Correio Braziliense, n. 20710, 04/02/2020. Política, p. 3

Nem noivado nem lua de mel

Denise Rothenburg


 

Os parlamentares sentiram um certo descaso do Poder Executivo em relação ao Congresso na reabertura dos trabalhos. E acreditam que foi de caso pensado para não levantar a bola do presidente da Câmara, Rodrigo Maia, que há alguns dias pediu a cabeça do ministro da Educação, Abraham Weintraub. Os congressistas vislumbram inclusive uma guerra de narrativas mais à frente pela paternidade da aprovação de medidas que possam levar à retomada do crescimento econômico. Pelo menos, foi essa a conclusão dos líderes presentes à solenidade, por causa de ausências importantes ao evento.

Em conversas reservadas, eles tratam como emblemáticas as faltas do ministro da Secretaria de Governo, Eduardo Ramos, responsável pela articulação política do Planalto, e, ainda, do líder do governo, Victor Hugo. Isso sem contar a ausência dos filhos do presidente que são parlamentares — o senador Flávio Bolsonaro (sem partido-RJ) e o deputado Eduardo Bolsonaro (PSL-SP). De ministros, só quatro, Onyx Lorenzoni, que levou a mensagem presidencial, e ainda, Tereza Cristina (Agricultura), Osmar Terra (Cidadania) e Jorge Oliveira (Secretaria-Geral da Presidência da República).

A maioria do primeiro escalão estava em São Paulo, acompanhando a inauguração da escola militar, ontem pela manhã. À tarde, enquanto soavam os 21 tiros de canhão e a revista às tropas pelo presidente da Câmara, Rodrigo Maia, e do Senado, Davi Alcolumbre, o governo estava em visita ao Grupo Bandeirantes de Comunicação. A visita era transmitida ao vivo pela emissora, sintonizada na sala de café dos parlamentares. Um deles chegou a comentar: “Tá vendo? Se quisessem, estariam aqui.

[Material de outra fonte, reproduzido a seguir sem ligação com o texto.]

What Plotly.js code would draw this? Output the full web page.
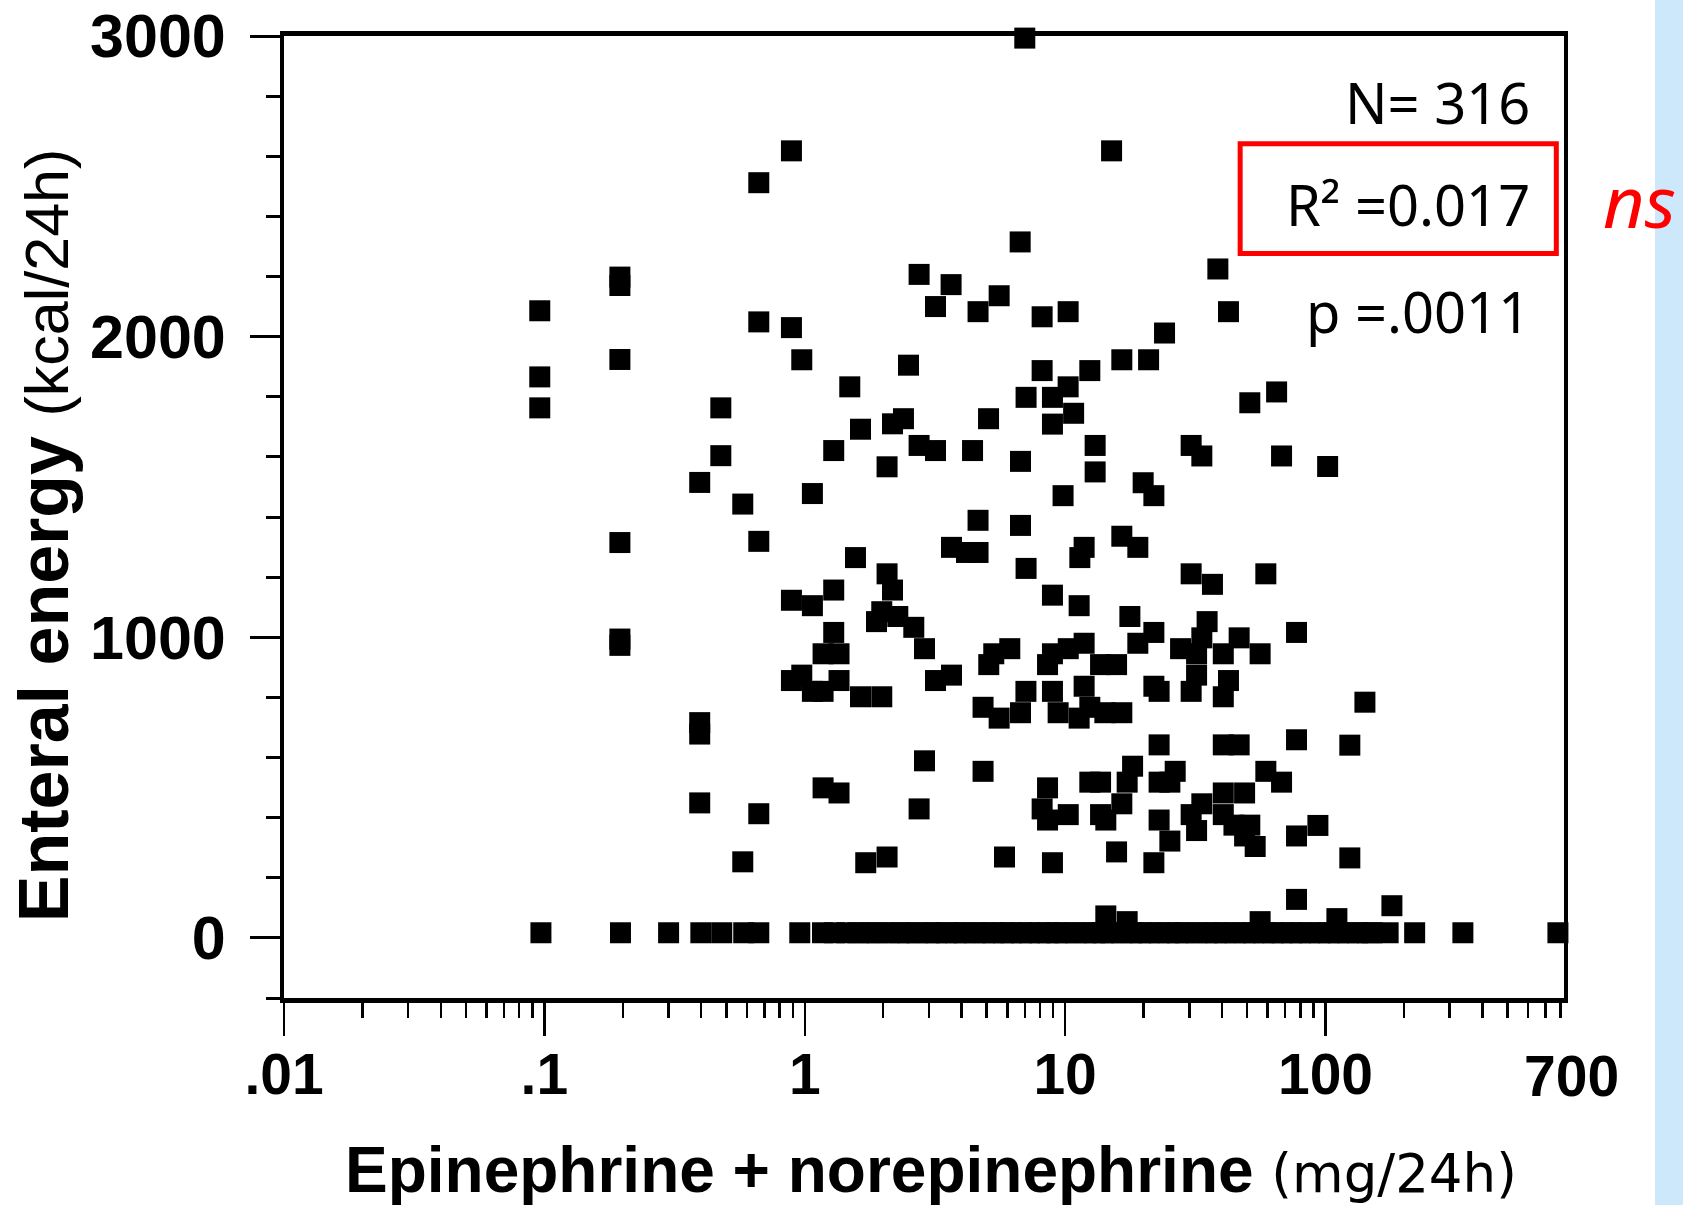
<!DOCTYPE html>
<html><head><meta charset="utf-8">
<script src="https://cdn.plot.ly/plotly-3.0.1.min.js"></script>
<style>html,body{margin:0;padding:0;background:#fff;} #chart{width:1683px;height:1205px;}</style>
</head><body><div id="chart"></div>
<script>
// Epinephrine + norepinephrine (mg/24h) vs enteral energy (kcal/24h), non-zero energy points
const catecholamineDose = [
 0.096,0.096,0.096,
 0.195,0.195,0.195,0.195,0.195,0.195,
 0.395,0.395,0.395,0.395,
 0.476,0.476,
 0.578,0.578,
 0.666,0.666,0.666,0.666,
 0.889,0.889,0.889,0.889,
 0.974,0.974,
 1.07,1.07,1.07,
 1.176,1.176,1.176,
 1.292,1.292,1.292,
 1.354,1.354,1.354,
 1.489,1.566,1.637,1.637,1.715,1.886,1.976,1.976,
 2.071,2.071,2.071,2.173,2.173,2.277,2.394,2.503,2.623,
 2.749,2.749,2.749,2.884,2.884,
 3.178,3.178,3.178,3.648,3.661,3.661,4.18,4.41,
 4.63,4.63,4.63,4.84,4.84,5.08,5.09,5.32,5.58,5.58,5.85,6.13,
 6.72,6.74,6.74,6.74,7.0,7.08,7.08,7.07,
 8.16,8.16,8.16,8.56,8.56,8.56,
 8.94,8.94,8.94,8.94,8.94,8.94,
 9.40,9.82,10.27,10.27,10.28,10.28,10.78,11.32,11.32,11.39,
 11.83,11.83,11.83,12.44,12.44,12.44,13.04,13.04,
 13.68,13.68,13.68,14.21,14.33,14.33,15.08,15.76,15.76,
 16.51,16.51,16.51,16.51,17.31,17.31,17.73,18.16,19.02,19.02,
 19.94,20.92,21.92,21.92,21.92,21.92,22.96,22.96,22.96,22.96,
 24.09,25.25,25.25,26.47,27.76,30.48,30.48,30.48,30.48,
 31.98,31.98,31.98,33.5,33.5,33.5,35.1,36.8,38.6,
 40.5,40.5,40.5,40.5,40.5,42.4,42.4,44.5,46.6,46.6,
 48.9,48.9,51.2,51.2,53.7,56.1,56.1,59.0,59.0,64.9,67.8,67.8,
 77.4,77.4,77.4,77.4,93.5,101.9,110.6,124,124,141.7,179.9
];
const enteralEnergy = [
 2086,1866,1763,
 2198,2170,1924,1315,994,973,
 1515,716,678,449,
 1763,1604,
 1443,253,
 2512,2049,1319,413,
 2618,2030,1123,856,
 1923,874,
 1478,1105,820,
 945,820,499,
 1621,1157,1016,
 945,856,482,
 1833,1265,1692,802,250,1052,1085,802,
 1211,1567,269,1710,1157,1069,1727,1905,1033,
 2207,1638,429,962,589,
 2100,1621,856,2173,1299,874,1282,1621,
 2083,1389,1282,767,554,1727,909,945,2136,731,269,962,
 2315,1585,1372,749,2993,1229,1798,820,
 2066,1887,429,909,499,392,
 1798,1709,1140,945,820,250,
 749,1471,2083,1833,962,410,1745,1105,731,1265,
 1299,980,837,1887,767,518,1638,1550,
 909,518,410,749,392,73,2618,909,286,
 1923,1336,749,446,518,54,1069,571,1299,980,
 1514,1923,1471,1016,837,250,820,642,518,392,
 2012,518,322,554,962,1638,1211,820,410,
 945,874,357,1603,998,446,1052,1176,2225,
 945,802,642,482,410,2083,856,375,998,642,
 482,339,1780,375,304,945,54,1211,554,1816,1603,518,
 1016,659,339,128,374,1568,64,641,266,784,107
];
// Points lying on the bottom row (enteral energy ~0)
const zeroRowDose = [
 0.097,0.196,0.300,0.399,0.480,0.583,0.666,0.957,
 1.17,1.3,1.45,1.6,1.75,1.9,2.1,2.3,2.5,2.7,3.0,3.2,3.5,3.8,4.1,4.5,4.9,5.3,5.8,6.2,6.8,7.3,
 8.0,8.6,9.3,10,11,12,13,14,15,16.5,18,19.5,21,23,25,27,29,32,35,38,41,45,49,53,58,63,68,74,
 80,87,95,103,112,122,133,145,151,
 174,220,337,781
];
const zeroRowEnergy = [
 17,17,17,17,17,17,17,17,
 17,17,17,17,17,17,17,17,17,17,17,17,17,17,17,17,17,17,17,17,17,17,
 17,17,17,17,17,17,17,17,17,17,17,17,17,17,17,17,17,17,17,17,17,17,17,17,17,17,17,17,
 17,17,17,17,17,17,17,17,17,
 17,17,17,17
];
const xTickVals = [0.01, 0.1, 1, 10, 100];
const xTickText = ['.01', '.1', '1', '10', '100'];
const xEndLabel = '700';
const yTickVals = [0, 1000, 2000, 3000];
const yTickText = ['0', '1000', '2000', '3000'];
const statLabels = ['N= 316', 'R\u00b2 =0.017', 'p =.0011'];
const sigLabel = 'ns';

const markerStyle = {symbol: 'square', size: 21, color: 'black', line: {width: 0}};
const traces = [
  {type: 'scatter', mode: 'markers', x: catecholamineDose, y: enteralEnergy, marker: markerStyle, cliponaxis: false, hoverinfo: 'x+y'},
  {type: 'scatter', mode: 'markers', x: zeroRowDose, y: zeroRowEnergy, marker: markerStyle, cliponaxis: false, hoverinfo: 'x+y'}
];

const bold = 'Liberation Sans, Arial, Helvetica, sans-serif';
const hand = 'Noto Sans, DejaVu Sans, sans-serif';

const layout = {
  width: 1683, height: 1205,
  margin: {l: 284, r: 119, t: 36, b: 207, pad: 0},
  paper_bgcolor: 'white', plot_bgcolor: 'white',
  showlegend: false,
  xaxis: {
    type: 'log', range: [-2, 2.916], tickmode: 'array', tickvals: xTickVals, ticktext: xTickText,
    ticks: 'outside', ticklen: 33, tickwidth: 2.5, tickcolor: 'black',
    showline: true, linecolor: 'black', linewidth: 5, mirror: true,
    showgrid: false, zeroline: false,
    tickfont: {family: bold, size: 57, color: 'black', weight: 'bold'},
    ticklabelstandoff: -10,
    minor: {ticks: 'outside', ticklen: 15, tickwidth: 2.5, tickcolor: 'black', tickmode: 'linear', dtick: 'D1', showgrid: false}
  },
  yaxis: {
    range: [-200, 3000], tickmode: 'array', tickvals: yTickVals, ticktext: yTickText,
    ticks: 'outside', ticklen: 30, tickwidth: 3, tickcolor: 'black',
    showline: true, linecolor: 'black', linewidth: 4, mirror: true,
    showgrid: false, zeroline: false,
    tickfont: {family: bold, size: 61, color: 'black', weight: 'bold'},
    ticklabelstandoff: 12,
    minor: {ticks: 'outside', ticklen: 14, tickwidth: 3, tickcolor: 'black', tickmode: 'linear', tick0: 0, dtick: 200, showgrid: false}
  },
  shapes: [
    {type: 'rect', xref: 'paper', yref: 'paper', x0: 1.0711, x1: 1.1, y0: -0.3, y1: 1.1,
     fillcolor: 'rgb(205,232,251)', line: {width: 0}, layer: 'above'},
    {type: 'rect', xref: 'paper', yref: 'paper', x0: 0.747, x1: 0.994, y0: 0.774, y1: 0.888,
     fillcolor: 'rgba(0,0,0,0)', line: {color: 'rgb(255,0,0)', width: 5}, layer: 'above'}
  ],
  annotations: [
    {xref: 'paper', yref: 'paper', x: 1.006, y: -0.0816, xanchor: 'center', yanchor: 'middle', showarrow: false,
     text: xEndLabel, font: {family: bold, size: 57, color: 'black', weight: 'bold'}},
    {xref: 'paper', yref: 'paper', x: 0.5055, y: -0.1788, xanchor: 'center', yanchor: 'middle', showarrow: false,
     text: '<b>Epinephrine + norepinephrine</b> <span style="font-family:DejaVu Sans;font-size:53px">(mg/24h)</span>',
     font: {family: bold, size: 64, color: 'black'}},
    {xref: 'paper', yref: 'paper', x: -0.1875, y: 0.481, xanchor: 'center', yanchor: 'middle', showarrow: false, textangle: -90,
     text: '<b>Enteral energy</b> <span style="font-size:61px">(kcal/24h)</span>',
     font: {family: bold, size: 70, color: 'black'}},
    {xref: 'paper', yref: 'paper', x: 0.975, y: 0.931, xanchor: 'right', yanchor: 'middle', showarrow: false,
     text: statLabels[0], font: {family: hand, size: 56, color: 'black'}},
    {xref: 'paper', yref: 'paper', x: 0.975, y: 0.825, xanchor: 'right', yanchor: 'middle', showarrow: false,
     text: statLabels[1], font: {family: hand, size: 56, color: 'black'}},
    {xref: 'paper', yref: 'paper', x: 0.975, y: 0.714, xanchor: 'right', yanchor: 'middle', showarrow: false,
     text: statLabels[2], font: {family: hand, size: 56, color: 'black'}},
    {xref: 'paper', yref: 'paper', x: 1.059, y: 0.83, xanchor: 'center', yanchor: 'middle', showarrow: false,
     text: sigLabel, font: {family: hand, size: 72, color: 'rgb(255,0,0)', style: 'italic'}}
  ]
};

Plotly.newPlot('chart', traces, layout, {displayModeBar: false, staticPlot: true});
</script>
</body></html>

Se tem uma coisa que todo mundo sabe quando ocorre é a reabertura dos trabalhos do Legislativo”.

A própria mensagem presidencial também não teve como linha central um rosário de agradecimento aos congressistas. A primeira-secretária do Congresso, deputada Soraya Santos (PL-RJ), mal começou a leitura da mensagem presidencial e os parlamentares já sentiam no ar um certo desprezo ao Congresso, porque logo nas primeiras linhas, o presidente Jair Bolsonaro agradecia a Deus por estar vivo e aos eleitores. “Pra nós, nem um muito obrigado pela reforma”, comentava um deputado. O agradecimento viria, mas nas últimas linhas lidas pela deputada. Quem prestou atenção à leitura até o final, “Agradecemos imensamente ao Congresso Nacional por construir conosco esse novo momento. Um momento de muitos resultados positivos e de esperança para a nossa nação”.

A sensação dos políticos foi a de que o governo dá todos os sinais de que os ganhos da economia serão sempre faturados pelo presidente, deixando o Legislativo em segundo plano. Na avaliação dos congressistas, a reforma da Previdência, por exemplo, já estava na pauta da Casa e só não foi aprovada no governo de Michel Temer por causa do escândalo Joesley Batista. Temer foi inocentado, mas a confusão política impediu o governo de aprovar a reforma. Tudo terminou para esta legislatura, na qual Maia tomou para si essa responsabilidade e Bolsonaro, apesar de ter votado contra a reforma previdenciária no passado, não se opôs. Agora, dizem os parlamentares, essa guerra de paternidade vai voltar. Ontem, foi apenas o aquecimento. O clima entre governo e Congresso não é de lua de mel.